DeepLINK-T: deep learning inference for time series data using knockoffs and LSTM
Wenxuan Zuo, Zifan Zhu, Yuxuan Du, Yi-Chun Yeh, Jed A. Fuhrman, Jinchi Lv, Yingying Fan, Fengzhu Sun
TL;DR
DeepLINK-T tackles FDR-controlled feature selection in high-dimensional longitudinal time series by coupling an LSTM-based autoencoder to generate time-series knockoffs with an LSTM predictor that uses original and knockoff features. By deriving knockoff statistics $W_j=Z_j^2- ilde{Z}_j^2$ through a plug-in pairwise-coupling framework and applying model-X knockoffs theory, it achieves finite-sample FDR control under complex temporal dependencies modeled by latent factors.
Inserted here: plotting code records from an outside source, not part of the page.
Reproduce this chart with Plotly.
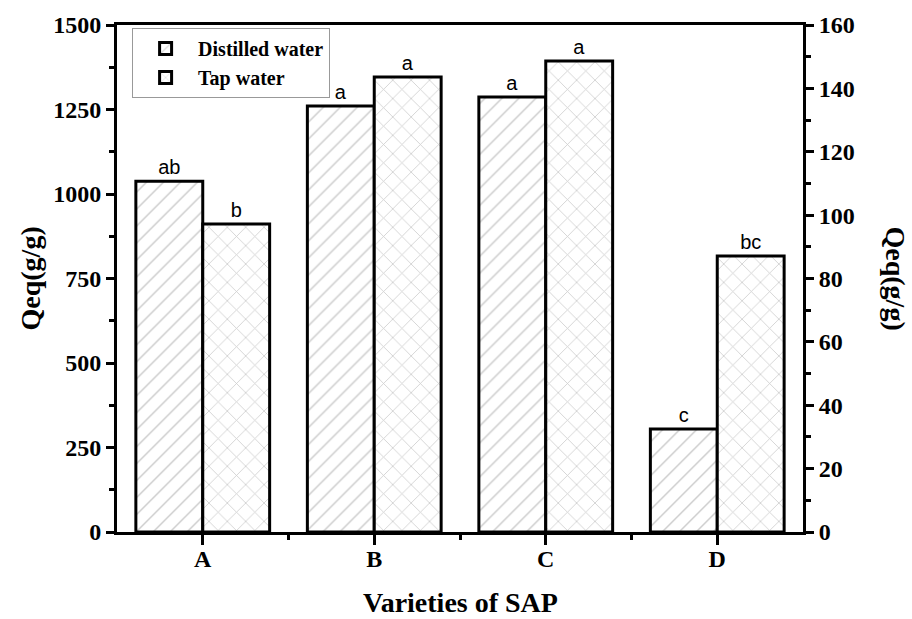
import plotly.graph_objects as go

# Swelling capacity of four SAP varieties
varieties = ["A", "B", "C", "D"]
distilled_qeq = [1038, 1260, 1287, 305]      # left axis, g/g
tap_qeq = [97.2, 143.6, 148.6, 87.1]         # right axis, g/g
distilled_sig = ["ab", "a", "a", "c"]
tap_sig = ["b", "a", "a", "bc"]

x_pos = list(range(len(varieties)))
serif = "Liberation Serif"
bar_w = 0.39
label_font = dict(family="Liberation Sans", size=20, color="black")

fig = go.Figure()
fig.add_trace(go.Bar(
    x=x_pos, y=distilled_qeq, name="Distilled water",
    width=bar_w, offset=-bar_w,
    text=distilled_sig, textposition="outside", textfont=label_font,
    marker=dict(color="white", line=dict(color="black", width=3),
                pattern=dict(shape="/", fgcolor="#999", bgcolor="white",
                             size=12, solidity=0.12)),
    cliponaxis=False, yaxis="y",
))
fig.add_trace(go.Bar(
    x=x_pos, y=tap_qeq, name="Tap water",
    width=bar_w, offset=0,
    text=tap_sig, textposition="outside", textfont=label_font,
    marker=dict(color="white", line=dict(color="black", width=3),
                pattern=dict(shape="x", fgcolor="#999", bgcolor="white",
                             size=13, solidity=0.12)),
    cliponaxis=False, yaxis="y2",
))

tick_font = dict(family=serif, size=24, color="black", weight="bold")
title_font = dict(family=serif, size=28, color="black", weight="bold")

fig.update_layout(
    width=912, height=619,
    margin=dict(l=117, r=109, t=25, b=87, autoexpand=False),
    paper_bgcolor="white", plot_bgcolor="white",
    barmode="overlay",
    showlegend=True,
    legend=dict(x=0.022, y=0.994, xanchor="left", yanchor="top",
                bgcolor="rgba(255,255,255,0)", bordercolor="#999",
                borderwidth=1,
                font=dict(family=serif, size=20, color="black", weight="bold"),
                itemwidth=55, tracegroupgap=0),
    xaxis=dict(
        range=[-0.5, 3.5], tickvals=x_pos, ticktext=varieties,
        showline=True, linecolor="black", linewidth=3, mirror=True,
        ticks="outside", ticklen=10, tickwidth=3, tickcolor="black",
        ticklabelstandoff=-7, automargin=False,
        minor=dict(tickvals=[0.5, 1.5, 2.5], ticks="outside", ticklen=5,
                   tickwidth=3, tickcolor="black"),
        showgrid=False, zeroline=False, tickfont=tick_font,
    ),
    yaxis=dict(
        range=[0, 1500], tickvals=[0, 250, 500, 750, 1000, 1250, 1500],
        showline=True, linecolor="black", linewidth=3, automargin=False,
        ticks="outside", ticklen=8, tickwidth=3, tickcolor="black",
        minor=dict(dtick=125, ticks="outside", ticklen=5, tickwidth=3,
                   tickcolor="black"),
        showgrid=False, zeroline=False, tickfont=tick_font,
    ),
    yaxis2=dict(
        range=[0, 160], tickvals=list(range(0, 161, 20)),
        overlaying="y", side="right", automargin=False,
        showline=True, linecolor="black", linewidth=3,
        ticks="outside", ticklen=8, tickwidth=3, tickcolor="black",
        minor=dict(dtick=10, ticks="outside", ticklen=5, tickwidth=3,
                   tickcolor="black"),
        showgrid=False, zeroline=False, tickfont=tick_font,
    ),
    annotations=[
        dict(text="Qeq(g/g)", textangle=-90, font=title_font,
             xref="paper", yref="paper", x=0.0, y=0.5, xshift=-87,
             showarrow=False, xanchor="center", yanchor="middle"),
        dict(text="Qeq(g/g)", textangle=90, font=title_font,
             xref="paper", yref="paper", x=1.0, y=0.5, xshift=92,
             showarrow=False, xanchor="center", yanchor="middle"),
        dict(text="Varieties of SAP", font=title_font,
             xref="paper", yref="paper", x=0.5, y=0.0, yshift=-70,
             showarrow=False, xanchor="center", yanchor="middle"),
    ],
)

fig.write_html("out.html")
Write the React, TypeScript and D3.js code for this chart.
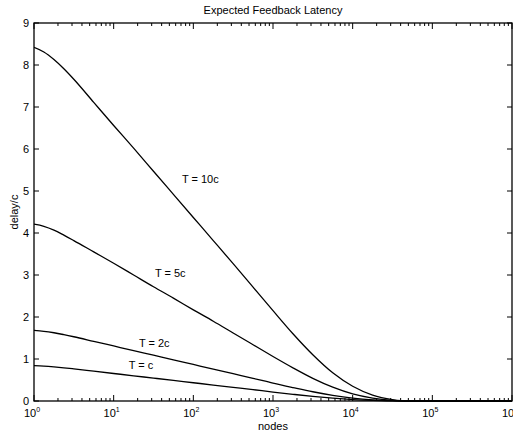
import React from "react";
import * as d3 from "d3";

const nodes = [1, 1.33, 1.78, 2.37, 3.16, 5.62, 10, 17.8, 31.6, 56.2, 100, 178, 316, 562, 1000, 1780, 3160, 5620, 10000, 17800, 31600, 50000, 100000, 1000000];
const t10c = [8.42, 8.31, 8.13, 7.91, 7.66, 7.11, 6.56, 6.02, 5.47, 4.92, 4.37, 3.82, 3.27, 2.71, 2.15, 1.6, 1.1, 0.67, 0.35, 0.14, 0.035, 0, 0, 0];
const t5c = [4.21, 4.16, 4.07, 3.95, 3.82, 3.55, 3.28, 3.0, 2.72, 2.45, 2.17, 1.9, 1.62, 1.34, 1.06, 0.79, 0.54, 0.33, 0.17, 0.07, 0.017, 0, 0, 0];
const t2c = [1.68, 1.66, 1.625, 1.58, 1.53, 1.42, 1.31, 1.2, 1.09, 0.98, 0.87, 0.76, 0.65, 0.54, 0.425, 0.32, 0.22, 0.135, 0.07, 0.028, 0.007, 0, 0, 0];
const tc = [0.84, 0.83, 0.812, 0.79, 0.765, 0.71, 0.655, 0.6, 0.545, 0.49, 0.435, 0.38, 0.325, 0.27, 0.213, 0.16, 0.11, 0.068, 0.035, 0.014, 0.004, 0, 0, 0];
const seriesLabels = ["T = 10c", "T = 5c", "T = 2c", "T = c"];
const labelAnchors = [[10 ** 1.857, 5.2], [10 ** 1.518, 2.95], [10 ** 1.317, 1.29], [10 ** 1.19, 0.76]];
const xTickExps = [0, 1, 2, 3, 4, 5, 6];
const yTicks = [0, 1, 2, 3, 4, 5, 6, 7, 8, 9];
const title = "Expected Feedback Latency";
const xLabel = "nodes";
const yLabel = "delay/c";

const W = 513, H = 434;
const L = 34, R = 512, T = 23, B = 401;
const FONT = "'Liberation Sans', Arial, Helvetica, sans-serif";

export default function App() {
  const x = d3.scaleLog().domain([1, 1e6]).range([L, R]);
  const y = d3.scaleLinear().domain([0, 9]).range([B, T]);
  const line = d3.line<[number, number]>().x(d => x(d[0])).y(d => y(d[1])).curve(d3.curveMonotoneX);
  const all = [t10c, t5c, t2c, tc];

  const minor: number[] = [];
  for (let e = 0; e < 6; e++) for (let k = 2; k <= 9; k++) minor.push(k * 10 ** e);

  return (
    <svg width={W} height={H} style={{ position: "absolute", left: 0, top: 0, background: "#fff" }} fontFamily={FONT}>
      <defs>
        <clipPath id="plot"><rect x={L} y={T - 1} width={R - L} height={B - T + 2} /></clipPath>
      </defs>
      <rect x={0} y={0} width={W} height={H} fill="#fff" />
      <text x={(L + R) / 2} y={14} fontSize={11} textAnchor="middle" fill="#000">{title}</text>
      <g clipPath="url(#plot)">
        {all.map((s, i) => (
          <path key={i} d={line(nodes.map((n, j) => [n, s[j]] as [number, number])) || ""} fill="none" stroke="#000" strokeWidth={1.3} />
        ))}
      </g>
      <rect x={L} y={T} width={R - L} height={B - T} fill="none" stroke="#000" strokeWidth={1.3} />
      {yTicks.map(v => (
        <g key={v}>
          <line x1={L} x2={L + 5} y1={y(v)} y2={y(v)} stroke="#000" strokeWidth={1} />
          <line x1={R} x2={R - 5} y1={y(v)} y2={y(v)} stroke="#000" strokeWidth={1} />
          <text x={29} y={y(v) + 4} fontSize={11} textAnchor="end" fill="#000">{v}</text>
        </g>
      ))}
      {xTickExps.map(e => (
        <g key={e}>
          <line x1={x(10 ** e)} x2={x(10 ** e)} y1={B} y2={B - 6} stroke="#000" strokeWidth={1} />
          <line x1={x(10 ** e)} x2={x(10 ** e)} y1={T} y2={T + 6} stroke="#000" strokeWidth={1} />
          <text x={x(10 ** e) - 2} y={417} fontSize={11} textAnchor="middle" fill="#000">
            10<tspan dy={-5} fontSize={7}>{e}</tspan>
          </text>
        </g>
      ))}
      {minor.map((v, i) => (
        <g key={i}>
          <line x1={x(v)} x2={x(v)} y1={B} y2={B - 3} stroke="#000" strokeWidth={1} />
          <line x1={x(v)} x2={x(v)} y1={T} y2={T + 3} stroke="#000" strokeWidth={1} />
        </g>
      ))}
      <text x={(L + R) / 2} y={430} fontSize={11} textAnchor="middle" fill="#000">{xLabel}</text>
      <text transform={`translate(18,${(T + B) / 2}) rotate(-90)`} fontSize={11} textAnchor="middle" fill="#000">{yLabel}</text>
      {seriesLabels.map((s, i) => (
        <text key={s} x={x(labelAnchors[i][0])} y={y(labelAnchors[i][1])} fontSize={11} textAnchor="start" fill="#000">{s}</text>
      ))}
    </svg>
  );
}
Simulation studies show robust FDR control and superior power relative to non-time-series methods, and real metagenomic data applications demonstrate biologically plausible, reproducible feature identification across multiple datasets and taxonomic levels. The work highlights the practical utility of integrating deep learning with knockoffs in longitudinal data and suggests avenues for improvements, including Transformer-based architectures and end-to-end training. Overall, DeepLINK-T provides a principled, scalable approach for interpretable, reproducible variable selection in time-series regression problems with high dimensional covariates.
Abstract
High-dimensional longitudinal time series data is prevalent across various real-world applications. Many such applications can be modeled as regression problems with high-dimensional time series covariates. Deep learning has been a popular and powerful tool for fitting these regression models. Yet, the development of interpretable and reproducible deep-learning models is challenging and remains underexplored. This study introduces a novel method, Deep Learning Inference using Knockoffs for Time series data (DeepLINK-T), focusing on the selection of significant time series variables in regression while controlling the false discovery rate (FDR) at a predetermined level. DeepLINK-T combines deep learning with knockoff inference to control FDR in feature selection for time series models, accommodating a wide variety of feature distributions. It addresses dependencies across time and features by leveraging a time-varying latent factor structure in time series covariates. Three key ingredients for DeepLINK-T are 1) a Long Short-Term Memory (LSTM) autoencoder for generating time series knockoff variables, 2) an LSTM prediction network using both original and knockoff variables, and 3) the application of the knockoffs framework for variable selection with FDR control. Extensive simulation studies have been conducted to evaluate DeepLINK-T's performance, showing its capability to control FDR effectively while demonstrating superior feature selection power for high-dimensional longitudinal time series data compared to its non-time series counterpart. DeepLINK-T is further applied to three metagenomic data sets, validating its practical utility and effectiveness, and underscoring its potential in real-world applications.